Professor David Spiegelhalter, Winton Professor of the Public Understanding of Risk, University of Cambridge, said:

“This study estimates that keeping hair on your crown is associated with a similar reduced risk of heart disease as taking a statin.  But sensibly no causal link is made: it’s a nice example of where a common factor may contribute to both baldness and heart disease.

“I am sceptical about the claim that different types of baldness have varying associations with heart disease, although it would be a relief to older men like me with bare temples but still a bit of fuzz on top.”

 

Dr Anita Thomas, Research Associate, School of Clinical Sciences, University of Bristol, said:

“Male gender has been linked with cardiovascular disease (CVD) incidence for a considerable period of time. Men tend to develop CVD and other vascular diseases earlier than pre-menopausal women (although there is catch-up after menopause).
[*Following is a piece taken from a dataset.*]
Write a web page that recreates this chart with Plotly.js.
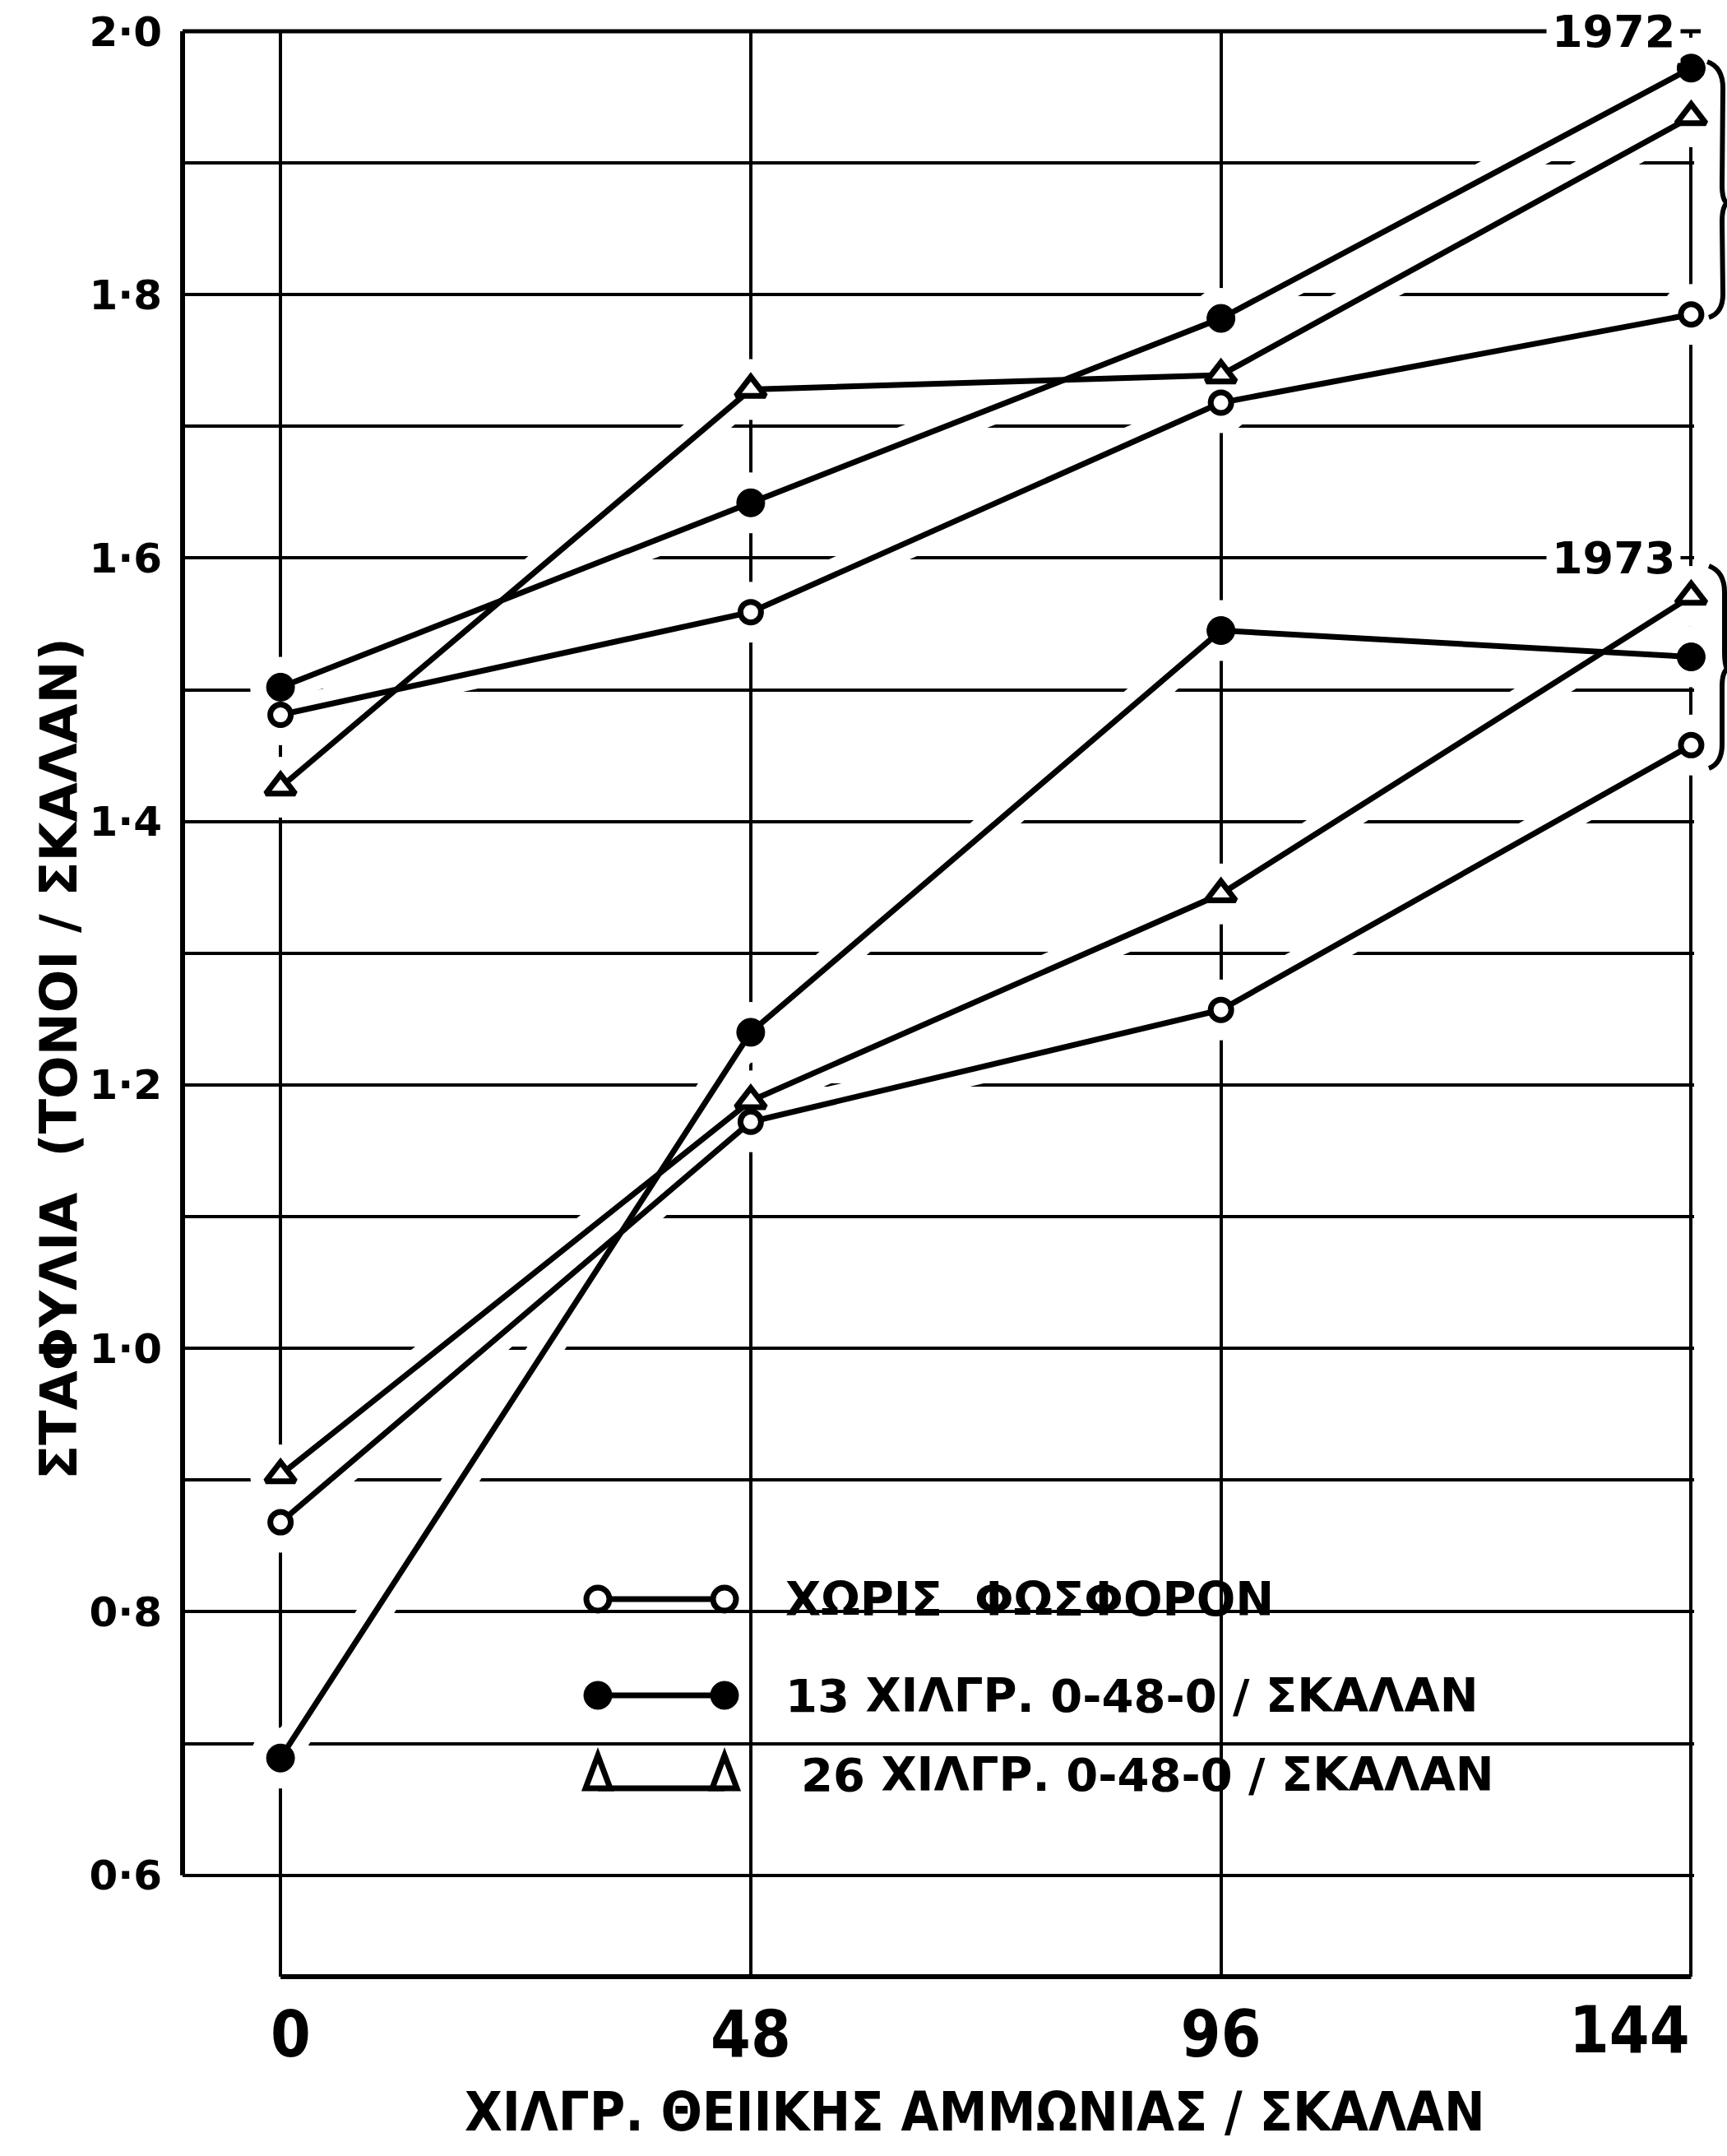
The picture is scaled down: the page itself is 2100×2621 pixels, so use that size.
<!DOCTYPE html>
<html>
<head>
<meta charset="utf-8">
<script src="https://cdn.plot.ly/plotly-3.0.1.min.js"></script>
<style>
  html, body { margin: 0; padding: 0; background: #ffffff; }
  #chart { width: 2100px; height: 2621px; }
</style>
</head>
<body>
<div id="chart"></div>
<script>
// ---------------- DATA ----------------
const xDoses = [0, 48, 96, 144];
const xTickText = ['0', '48', '96', '144'];

const y1972None = [1.481, 1.559, 1.718, 1.785];
const y1972P13  = [1.502, 1.642, 1.782, 1.972];
const y1972P26  = [1.426, 1.728, 1.739, 1.935];

const y1973None = [0.868, 1.172, 1.257, 1.458];
const y1973P13  = [0.689, 1.240, 1.545, 1.525];
const y1973P26  = [0.904, 1.188, 1.345, 1.571];

const seriesNames = ['ΧΩΡΙΣ  ΦΩΣΦΟΡΟΝ', '13 ΧΙΛΓΡ. 0-48-0 / ΣΚΑΛΑΝ', '26 ΧΙΛΓΡ. 0-48-0 / ΣΚΑΛΑΝ'];
const yearLabels = ['1972', '1973'];

const yTickVals = [0.6, 0.7, 0.8, 0.9, 1.0, 1.1, 1.2, 1.3, 1.4, 1.5, 1.6, 1.7, 1.8, 1.9, 2.0];
const yTickText = ['0·6', '', '0·8', '', '1·0', '', '1·2', '', '1·4', '', '1·6', '', '1·8', '', '2·0'];

const xTitle = 'ΧΙΛΓΡ. ΘΕΙΙΚΗΣ ΑΜΜΩΝΙΑΣ / ΣΚΑΛΑΝ';
const yTitle = 'ΣΤΑΦΥΛΙΑ  (ΤΟΝΟΙ / ΣΚΑΛΑΝ)';

// ---------------- GEOMETRY ----------------
const W = 2100, H = 2621;
const M = { l: 222, r: 40, t: 38, b: 218 };
const PW = W - M.l - M.r, PH = H - M.t - M.b;
const px = v => (v - M.l) / PW;          // pixel -> paper x
const py = v => (H - M.b - v) / PH;      // pixel -> paper y

const BOLD = 'DejaVu Sans';
const NARROW = 'Liberation Sans Narrow, DejaVu Sans Condensed, DejaVu Sans';
const INK = '#000000';

// ---------------- TRACES ----------------
const series = [
  { y: y1972None, kind: 'none' }, { y: y1972P13, kind: 'p13' }, { y: y1972P26, kind: 'p26' },
  { y: y1973None, kind: 'none' }, { y: y1973P13, kind: 'p13' }, { y: y1973P26, kind: 'p26' }
];
const markerStyle = {
  none: { symbol: 'circle', size: 25, color: '#ffffff', line: { color: INK, width: 7 } },
  p13:  { symbol: 'circle', size: 34, color: INK, line: { color: INK, width: 1 } },
  p26:  { symbol: 'triangle-up', size: 31, color: '#ffffff', line: { color: INK, width: 7 } }
};
const nameOf = { none: seriesNames[0], p13: seriesNames[1], p26: seriesNames[2] };

const traces = [];
// white underlays: break the grid where the drawn lines and markers sit
series.forEach(s => {
  traces.push({ x: xDoses, y: s.y, type: 'scatter', mode: 'lines', cliponaxis: false,
    line: { color: '#ffffff', width: 40 }, hoverinfo: 'skip', showlegend: false });
  traces.push({ x: xDoses, y: s.y, type: 'scatter', mode: 'markers', cliponaxis: false,
    marker: { color: '#ffffff', size: 74, line: { width: 0 } }, hoverinfo: 'skip', showlegend: false });
});
// actual series
series.forEach(s => {
  traces.push({ x: xDoses, y: s.y, type: 'scatter', mode: 'lines+markers', cliponaxis: false,
    name: nameOf[s.kind], line: { color: INK, width: 7 }, marker: markerStyle[s.kind], showlegend: false });
});

// ---------------- SHAPES ----------------
const shapes = [];
// frame (left frame stops at 0.6, bottom frame starts at x=0)
shapes.push({ type: 'line', xref: 'paper', yref: 'paper', x0: 0, x1: px(2068), y0: 1, y1: 1,
  line: { color: INK, width: 5 }, layer: 'above' });
shapes.push({ type: 'line', xref: 'paper', yref: 'y', x0: 0, x1: 0, y0: 0.6, y1: 2.0,
  line: { color: INK, width: 6 }, layer: 'above' });
shapes.push({ type: 'line', xref: 'x', yref: 'paper', x0: 0, x1: 144, y0: 0, y1: 0,
  line: { color: INK, width: 6 }, layer: 'above' });

// white boxes where the grid is interrupted (legend text, year label)
[[935, 1580, 1878, 1998], [935, 1850, 1998, 2112], [955, 1835, 2112, 2200], [690, 912, 2112, 2150],
 [1880, 2064, 655, 706]].forEach(b => {
  shapes.push({ type: 'rect', xref: 'paper', yref: 'paper', x0: px(b[0]), x1: px(b[1]), y0: py(b[3]), y1: py(b[2]),
    fillcolor: '#ffffff', line: { width: 0 }, layer: 'between' });
});

// legend symbols
const legX0 = 727, legX1 = 881, legRows = [1944, 2061, 2157];
shapes.push({ type: 'line', xref: 'paper', yref: 'paper', x0: px(legX0), x1: px(legX1), y0: py(legRows[0]), y1: py(legRows[0]),
  line: { color: INK, width: 7 }, layer: 'above' });
shapes.push({ type: 'line', xref: 'paper', yref: 'paper', x0: px(legX0), x1: px(legX1), y0: py(legRows[1]), y1: py(legRows[1]),
  line: { color: INK, width: 7 }, layer: 'above' });
shapes.push({ type: 'line', xref: 'paper', yref: 'paper', x0: px(legX0), x1: px(legX1), y0: py(legRows[2] + 17), y1: py(legRows[2] + 17),
  line: { color: INK, width: 7 }, layer: 'above' });
[legX0, legX1].forEach(cx => {
  const r0 = 14;
  shapes.push({ type: 'circle', xref: 'paper', yref: 'paper', x0: px(cx - r0), x1: px(cx + r0),
    y0: py(legRows[0] + r0), y1: py(legRows[0] - r0), fillcolor: '#ffffff', line: { color: INK, width: 7 }, layer: 'above' });
  const r1 = 17;
  shapes.push({ type: 'circle', xref: 'paper', yref: 'paper', x0: px(cx - r1), x1: px(cx + r1),
    y0: py(legRows[1] + r1), y1: py(legRows[1] - r1), fillcolor: INK, line: { color: INK, width: 1 }, layer: 'above' });
  const cy = legRows[2];
  const tri = 'M' + px(cx - 15) + ',' + py(cy + 17) + ' L' + px(cx) + ',' + py(cy - 23) + ' L' + px(cx + 15) + ',' + py(cy + 17) + ' Z';
  shapes.push({ type: 'path', xref: 'paper', yref: 'paper', path: tri, fillcolor: '#ffffff',
    line: { color: INK, width: 7 }, layer: 'above' });
});

// year braces on the right edge
function bracePath(pts) {
  return pts.map(p => p[0] + (p.length > 3 ? px(p[1]) + ',' + py(p[2]) + ' ' + px(p[3]) + ',' + py(p[4]) : px(p[1]) + ',' + py(p[2]))).join(' ');
}
const brace72 = bracePath([['M', 2076, 75], ['Q', 2096, 82, 2095, 110], ['L', 2094, 225], ['Q', 2094, 243, 2100, 247],
  ['Q', 2094, 251, 2094, 270], ['L', 2095, 355], ['Q', 2096, 380, 2078, 386]]);
const brace73 = bracePath([['M', 2078, 688], ['Q', 2097, 695, 2097, 720], ['L', 2097, 792], ['Q', 2097, 808, 2100, 813],
  ['Q', 2094, 818, 2094, 835], ['L', 2094, 905], ['Q', 2094, 928, 2078, 934]]);
[brace72, brace73].forEach(p => shapes.push({ type: 'path', xref: 'paper', yref: 'paper', path: p,
  line: { color: INK, width: 6 }, layer: 'above' }));

// ---------------- ANNOTATIONS ----------------
const annotations = [];
legRows.forEach((ry, i) => {
  annotations.push({ xref: 'paper', yref: 'paper', x: px(i === 2 ? 972 : 953), y: py(ry), xanchor: 'left', yanchor: 'middle',
    text: seriesNames[i], showarrow: false, font: { family: BOLD, size: 56, weight: 700, color: INK } });
});
annotations.push({ xref: 'paper', yref: 'y', x: px(1962), y: 2.0, xanchor: 'center', yanchor: 'middle',
  text: yearLabels[0], showarrow: false, bgcolor: '#ffffff', borderpad: 6,
  font: { family: BOLD, size: 54, weight: 700, color: INK } });
annotations.push({ xref: 'paper', yref: 'y', x: px(1962), y: 1.6, xanchor: 'center', yanchor: 'middle',
  text: yearLabels[1], showarrow: false, bgcolor: '#ffffff', borderpad: 6,
  font: { family: BOLD, size: 54, weight: 700, color: INK } });
// last x tick label sits flush against its grid line (left of it), as in the original
annotations.push({ xref: 'x', yref: 'paper', x: xDoses[3], y: py(2468), xanchor: 'right', yanchor: 'middle',
  text: xTickText[3], showarrow: false, font: { family: NARROW, size: 78, weight: 700, color: INK } });
// axis titles, placed where the original has them (off-centre from the plot area)
annotations.push({ xref: 'paper', yref: 'paper', x: px(1185), y: py(2568), xanchor: 'center', yanchor: 'middle',
  text: xTitle, showarrow: false, font: { family: NARROW, size: 66, weight: 700, color: INK } });
annotations.push({ xref: 'paper', yref: 'paper', x: px(72), y: py(1287), xanchor: 'center', yanchor: 'middle',
  text: yTitle, textangle: -90, showarrow: false, font: { family: BOLD, size: 62, weight: 700, color: INK } });

// ---------------- LAYOUT ----------------
const layout = {
  width: W, height: H,
  margin: { l: M.l, r: M.r, t: M.t, b: M.b, pad: 0 },
  paper_bgcolor: '#ffffff', plot_bgcolor: '#ffffff',
  showlegend: false,
  xaxis: {
    range: [-10, 144.3], tickmode: 'array', tickvals: xDoses,
    ticktext: ['\u00a0' + xTickText[0], xTickText[1], xTickText[2], ''],
    showgrid: true, gridcolor: INK, gridwidth: 4, zeroline: false, showline: false, ticks: '',
    ticklabelstandoff: 18,
    tickfont: { family: NARROW, size: 78, weight: 700, color: INK }
  },
  yaxis: {
    range: [0.523, 2.0], tickmode: 'array', tickvals: yTickVals, ticktext: yTickText,
    showgrid: true, gridcolor: INK, gridwidth: 4, zeroline: false, showline: false, ticks: '',
    ticklabelstandoff: 24,
    tickfont: { family: BOLD, size: 50, weight: 700, color: INK }
  },
  shapes: shapes,
  annotations: annotations
};

Plotly.newPlot('chart', traces, layout, { staticPlot: true, displayModeBar: false });
</script>
</body>
</html>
“There is an interesting (and similar) report to this BMJ Open press release that was published in 2000. The previous study found that, compared with men with no hair loss, men with frontal baldness had a 9% increased risk for heart conditions and those with vertex baldness had a 23% increased risk.  Those with near-complete baldness had a 36% increase in risk for heart conditions (nonfatal heart attack or angina, procedures to open blocked coronary arteries (e.g. angioplasty, stenting and bypass surgery)).  Reference:  Lotufo PA, Chae CU, Ajani UA, Hennekens CH, Manson JE. Male pattern baldness and coronary heart disease: the Physicians’ Health Study. Arch Intern Med. 2000 Jan 24; 160(2):165-71.”

 

‘Male pattern baldness and its association with coronary heart disease: a meta-analysis’ by Tomohide Yamada et al. published in BMJ Open on Wednesday 3 April 2013.